There are three primary characters -- two sisters and the young son of one of them. Ester is the older sister who is professionally a translator, and is quite stiff and formal. She is an alcoholic and is seriously ill. Anna is the sensual younger sister who used to admire her sister, but now despises her. One commentator called them the yin and yang of the human personality. Johan is Anna's son aged about 10. He is an observer throughout the film and seem to represent the survival of innocence. These are the only people we know by name. There is also a waiter who is the hookup partner of Anna, and the hotel porter who for me seems to play the role of God in the film -- he tries to be helpful to Ester in her illness, but can't understand her and in the end leaves her and closes the door as she is dying.
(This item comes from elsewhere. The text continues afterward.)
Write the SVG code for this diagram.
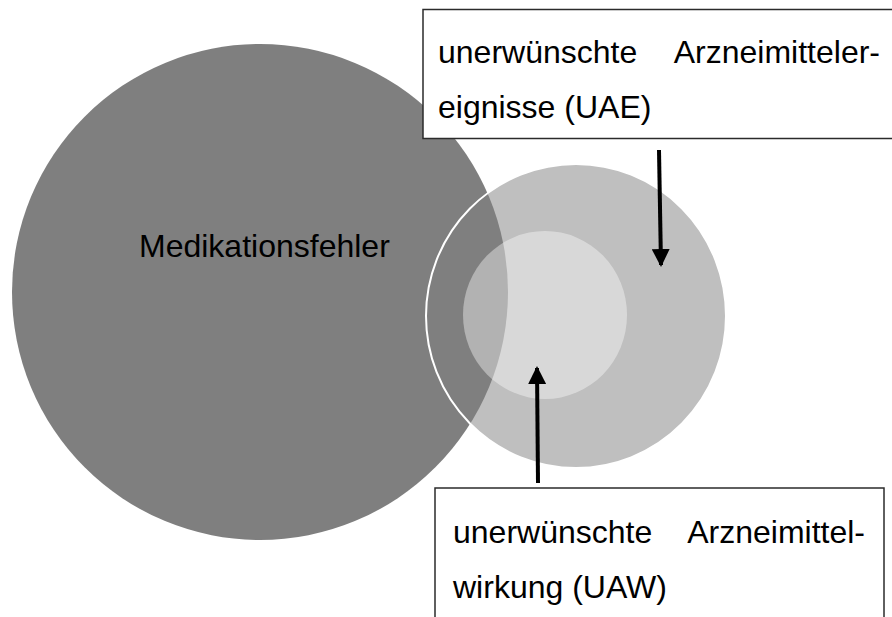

Most of the action takes place in an old hotel. There are so many symbolic images throughout the film that I had little notion of how to understand them. These include an old man, donkey and overloaded cart that pass on the street outside their window two times. There is a tank that passes in the middle of the night. There are Anna's bracelets that are fingered multiple times by various people. There are the streets full of men, but no women. There is the Ruben-style painting that resurfaces several times. There are the seven dwarfs who are performing in a nearby show and seem to be the only other guests in the hotel. One could go on.

I'm not sure what to do with this film; I don't think it will be on the list to watch again in future.